Duas ginastas que representaram os Estados Unidos nos Jogos de 2000 em Sydney já testemunharam em março no Congresso contra Nassar e a negligência das autoridades. “As crianças não costumam contar quando sofrem abusos. Sofrem em silêncio e se submetem à autoridade dos adultos, e isso é especialmente verdade no mundo hipercompetitivo da ginástica de elite. Mas nós mulheres falamos e por isto estou aqui”, explicou Jamie Dantzscher, bronze nos jogos Olímpicos de Sydney.

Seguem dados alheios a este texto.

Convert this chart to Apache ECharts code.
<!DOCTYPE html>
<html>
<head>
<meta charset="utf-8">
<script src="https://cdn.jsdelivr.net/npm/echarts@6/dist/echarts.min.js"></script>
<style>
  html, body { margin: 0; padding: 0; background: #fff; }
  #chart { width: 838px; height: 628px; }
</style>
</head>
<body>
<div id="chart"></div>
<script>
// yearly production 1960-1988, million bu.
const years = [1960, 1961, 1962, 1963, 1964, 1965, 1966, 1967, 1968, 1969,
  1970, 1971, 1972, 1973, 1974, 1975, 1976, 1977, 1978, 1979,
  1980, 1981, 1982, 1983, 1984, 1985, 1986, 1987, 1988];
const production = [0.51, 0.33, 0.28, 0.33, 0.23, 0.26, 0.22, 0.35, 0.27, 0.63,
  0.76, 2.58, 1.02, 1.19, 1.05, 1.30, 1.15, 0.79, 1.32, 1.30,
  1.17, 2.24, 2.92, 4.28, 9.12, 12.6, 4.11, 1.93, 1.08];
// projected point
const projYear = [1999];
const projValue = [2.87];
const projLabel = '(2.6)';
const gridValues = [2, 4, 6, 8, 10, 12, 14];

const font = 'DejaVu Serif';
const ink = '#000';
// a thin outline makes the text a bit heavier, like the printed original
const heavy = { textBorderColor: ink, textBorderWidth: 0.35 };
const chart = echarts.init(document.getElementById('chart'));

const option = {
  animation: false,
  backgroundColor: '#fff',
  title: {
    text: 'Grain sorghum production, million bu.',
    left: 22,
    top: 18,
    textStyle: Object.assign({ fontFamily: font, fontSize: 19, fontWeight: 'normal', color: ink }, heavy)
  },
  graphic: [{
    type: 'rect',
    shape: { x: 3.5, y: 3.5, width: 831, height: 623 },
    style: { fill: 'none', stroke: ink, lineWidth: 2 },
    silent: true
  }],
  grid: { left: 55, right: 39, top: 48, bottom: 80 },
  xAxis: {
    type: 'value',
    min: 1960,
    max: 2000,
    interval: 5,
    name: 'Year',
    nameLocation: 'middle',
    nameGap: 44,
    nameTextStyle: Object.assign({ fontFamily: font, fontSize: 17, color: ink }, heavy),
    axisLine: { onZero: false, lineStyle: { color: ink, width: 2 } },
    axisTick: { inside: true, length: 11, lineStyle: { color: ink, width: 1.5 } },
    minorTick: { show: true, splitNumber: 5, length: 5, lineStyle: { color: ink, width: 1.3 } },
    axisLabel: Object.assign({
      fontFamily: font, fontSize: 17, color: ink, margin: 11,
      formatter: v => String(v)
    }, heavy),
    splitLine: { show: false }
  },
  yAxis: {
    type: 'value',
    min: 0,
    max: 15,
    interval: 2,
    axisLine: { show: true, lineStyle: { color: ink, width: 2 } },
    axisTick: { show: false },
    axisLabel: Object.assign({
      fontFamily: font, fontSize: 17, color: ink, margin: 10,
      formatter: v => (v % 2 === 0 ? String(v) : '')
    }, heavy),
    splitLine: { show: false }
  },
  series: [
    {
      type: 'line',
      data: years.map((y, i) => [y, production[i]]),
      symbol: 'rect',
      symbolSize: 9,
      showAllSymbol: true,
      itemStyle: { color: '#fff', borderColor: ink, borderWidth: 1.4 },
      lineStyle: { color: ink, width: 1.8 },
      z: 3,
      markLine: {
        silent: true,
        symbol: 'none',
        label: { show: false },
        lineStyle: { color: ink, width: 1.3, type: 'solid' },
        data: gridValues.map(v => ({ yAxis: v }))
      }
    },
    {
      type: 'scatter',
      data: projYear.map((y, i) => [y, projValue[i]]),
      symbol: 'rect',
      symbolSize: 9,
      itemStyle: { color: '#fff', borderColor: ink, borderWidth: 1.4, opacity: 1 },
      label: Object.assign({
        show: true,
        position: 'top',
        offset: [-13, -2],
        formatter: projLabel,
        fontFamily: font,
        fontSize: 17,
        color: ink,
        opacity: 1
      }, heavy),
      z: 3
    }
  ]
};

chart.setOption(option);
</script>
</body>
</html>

Órgãos da mídia como Deadspin estão há tempos investigando a cultura do abuso e do silêncio no mundo da ginástica. No ano 2000, a equipe dos EUA, comandada então pelos temíveis Károlyi, o casal que moldou Comaneci, ficou em quarto lugar, sem medalha. A partir daí, segundo a jornalista Dvora Meyers, que é ex-ginasta e conhece essa esfera à perfeição, se fomentou uma cultura do “vale tudo” com a finalidade de voltar ao pódio. Até mesmo se isso implicasse olhar para o outro lado quando Nassar “tratava” as atletas em quartos de hotel sem supervisão. Agora o médico enfrenta acusações que poderiam levá-lo a passar o resto de seus dias na prisão.